__Written instruction__: Set down, exactly as written, the lines from the top of the data to the line that holds "ax = fig.add_axes([0.0959, 0.1333, 0.9041, 0.845])", and omit the pictures.

__Provided data__:

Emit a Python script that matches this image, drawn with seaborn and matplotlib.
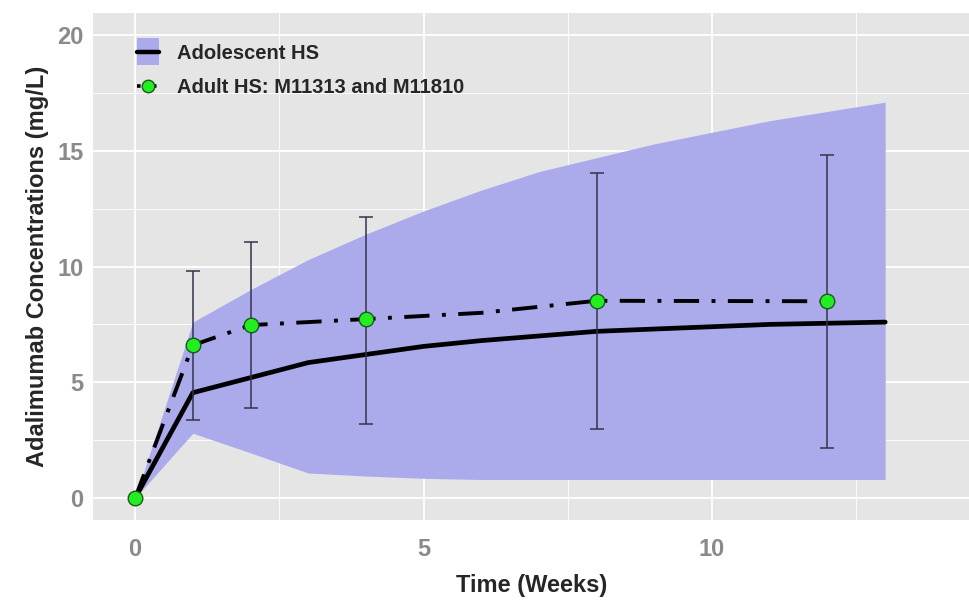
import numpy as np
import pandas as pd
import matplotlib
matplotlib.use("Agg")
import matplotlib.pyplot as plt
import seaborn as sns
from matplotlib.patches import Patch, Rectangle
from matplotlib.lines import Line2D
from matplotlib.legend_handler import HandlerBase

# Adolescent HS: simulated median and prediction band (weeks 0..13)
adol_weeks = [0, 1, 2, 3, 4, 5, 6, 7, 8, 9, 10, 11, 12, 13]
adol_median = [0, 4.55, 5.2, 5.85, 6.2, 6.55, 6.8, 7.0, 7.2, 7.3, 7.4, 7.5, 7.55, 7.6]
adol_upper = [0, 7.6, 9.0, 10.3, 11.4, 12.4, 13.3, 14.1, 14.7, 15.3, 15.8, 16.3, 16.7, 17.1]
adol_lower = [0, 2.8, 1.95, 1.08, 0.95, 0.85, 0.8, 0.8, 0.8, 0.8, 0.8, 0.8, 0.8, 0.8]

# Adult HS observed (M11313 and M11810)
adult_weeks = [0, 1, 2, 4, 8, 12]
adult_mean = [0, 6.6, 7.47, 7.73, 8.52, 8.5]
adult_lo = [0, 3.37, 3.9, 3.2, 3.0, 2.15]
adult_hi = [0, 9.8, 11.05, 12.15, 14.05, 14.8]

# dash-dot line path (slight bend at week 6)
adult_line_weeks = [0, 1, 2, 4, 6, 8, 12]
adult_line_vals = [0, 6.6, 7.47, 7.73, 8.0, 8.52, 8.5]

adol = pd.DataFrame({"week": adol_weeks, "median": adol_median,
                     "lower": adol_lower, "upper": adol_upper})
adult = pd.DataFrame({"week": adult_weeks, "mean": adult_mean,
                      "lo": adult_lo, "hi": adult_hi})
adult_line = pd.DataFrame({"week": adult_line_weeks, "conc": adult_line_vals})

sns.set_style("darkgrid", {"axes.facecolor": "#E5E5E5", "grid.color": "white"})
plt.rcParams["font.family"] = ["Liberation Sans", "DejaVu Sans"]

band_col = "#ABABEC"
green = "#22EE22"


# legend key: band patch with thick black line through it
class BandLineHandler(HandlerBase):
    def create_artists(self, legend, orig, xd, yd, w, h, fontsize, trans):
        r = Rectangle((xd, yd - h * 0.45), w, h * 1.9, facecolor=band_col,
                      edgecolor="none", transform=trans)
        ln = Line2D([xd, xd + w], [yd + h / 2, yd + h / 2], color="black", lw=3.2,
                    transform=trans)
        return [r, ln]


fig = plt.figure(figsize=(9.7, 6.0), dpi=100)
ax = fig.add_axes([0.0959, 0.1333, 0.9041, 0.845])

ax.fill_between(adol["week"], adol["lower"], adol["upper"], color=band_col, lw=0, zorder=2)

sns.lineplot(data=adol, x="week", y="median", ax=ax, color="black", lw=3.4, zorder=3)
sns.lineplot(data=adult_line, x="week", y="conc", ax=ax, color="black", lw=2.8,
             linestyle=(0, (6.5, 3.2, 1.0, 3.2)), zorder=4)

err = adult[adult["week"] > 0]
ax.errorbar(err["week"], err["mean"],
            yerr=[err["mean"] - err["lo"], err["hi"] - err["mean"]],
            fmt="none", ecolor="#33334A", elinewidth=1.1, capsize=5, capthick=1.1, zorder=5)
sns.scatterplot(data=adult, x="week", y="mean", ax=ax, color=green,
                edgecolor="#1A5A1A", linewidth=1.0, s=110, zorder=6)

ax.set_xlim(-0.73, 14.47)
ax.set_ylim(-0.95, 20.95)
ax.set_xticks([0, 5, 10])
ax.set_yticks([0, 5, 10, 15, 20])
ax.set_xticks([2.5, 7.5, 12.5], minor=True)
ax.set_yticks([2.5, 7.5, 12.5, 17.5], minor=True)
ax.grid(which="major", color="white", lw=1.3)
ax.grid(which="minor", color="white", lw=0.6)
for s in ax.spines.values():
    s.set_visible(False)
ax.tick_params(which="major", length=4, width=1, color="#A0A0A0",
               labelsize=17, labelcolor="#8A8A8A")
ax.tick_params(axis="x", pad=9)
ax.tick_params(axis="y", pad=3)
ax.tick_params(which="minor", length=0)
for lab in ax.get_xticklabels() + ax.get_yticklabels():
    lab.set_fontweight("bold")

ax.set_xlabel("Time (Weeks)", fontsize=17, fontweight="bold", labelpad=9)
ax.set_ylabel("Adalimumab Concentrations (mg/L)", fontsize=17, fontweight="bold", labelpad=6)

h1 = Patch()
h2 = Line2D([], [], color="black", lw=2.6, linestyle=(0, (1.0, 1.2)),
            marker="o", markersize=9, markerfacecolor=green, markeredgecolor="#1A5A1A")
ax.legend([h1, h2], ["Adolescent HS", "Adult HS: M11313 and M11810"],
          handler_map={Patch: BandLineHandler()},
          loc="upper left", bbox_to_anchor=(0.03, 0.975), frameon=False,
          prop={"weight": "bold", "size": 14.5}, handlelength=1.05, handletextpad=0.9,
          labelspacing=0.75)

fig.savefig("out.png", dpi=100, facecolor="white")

__Complete output__:
Emit a Python script that matches this image, drawn with seaborn and matplotlib.
import numpy as np
import pandas as pd
import matplotlib
matplotlib.use("Agg")
import matplotlib.pyplot as plt
import seaborn as sns
from matplotlib.patches import Patch, Rectangle
from matplotlib.lines import Line2D
from matplotlib.legend_handler import HandlerBase

# Adolescent HS: simulated median and prediction band (weeks 0..13)
adol_weeks = [0, 1, 2, 3, 4, 5, 6, 7, 8, 9, 10, 11, 12, 13]
adol_median = [0, 4.55, 5.2, 5.85, 6.2, 6.55, 6.8, 7.0, 7.2, 7.3, 7.4, 7.5, 7.55, 7.6]
adol_upper = [0, 7.6, 9.0, 10.3, 11.4, 12.4, 13.3, 14.1, 14.7, 15.3, 15.8, 16.3, 16.7, 17.1]
adol_lower = [0, 2.8, 1.95, 1.08, 0.95, 0.85, 0.8, 0.8, 0.8, 0.8, 0.8, 0.8, 0.8, 0.8]

# Adult HS observed (M11313 and M11810)
adult_weeks = [0, 1, 2, 4, 8, 12]
adult_mean = [0, 6.6, 7.47, 7.73, 8.52, 8.5]
adult_lo = [0, 3.37, 3.9, 3.2, 3.0, 2.15]
adult_hi = [0, 9.8, 11.05, 12.15, 14.05, 14.8]

# dash-dot line path (slight bend at week 6)
adult_line_weeks = [0, 1, 2, 4, 6, 8, 12]
adult_line_vals = [0, 6.6, 7.47, 7.73, 8.0, 8.52, 8.5]

adol = pd.DataFrame({"week": adol_weeks, "median": adol_median,
                     "lower": adol_lower, "upper": adol_upper})
adult = pd.DataFrame({"week": adult_weeks, "mean": adult_mean,
                      "lo": adult_lo, "hi": adult_hi})
adult_line = pd.DataFrame({"week": adult_line_weeks, "conc": adult_line_vals})

sns.set_style("darkgrid", {"axes.facecolor": "#E5E5E5", "grid.color": "white"})
plt.rcParams["font.family"] = ["Liberation Sans", "DejaVu Sans"]

band_col = "#ABABEC"
green = "#22EE22"


# legend key: band patch with thick black line through it
class BandLineHandler(HandlerBase):
    def create_artists(self, legend, orig, xd, yd, w, h, fontsize, trans):
        r = Rectangle((xd, yd - h * 0.45), w, h * 1.9, facecolor=band_col,
                      edgecolor="none", transform=trans)
        ln = Line2D([xd, xd + w], [yd + h / 2, yd + h / 2], color="black", lw=3.2,
                    transform=trans)
        return [r, ln]


fig = plt.figure(figsize=(9.7, 6.0), dpi=100)
ax = fig.add_axes([0.0959, 0.1333, 0.9041, 0.845])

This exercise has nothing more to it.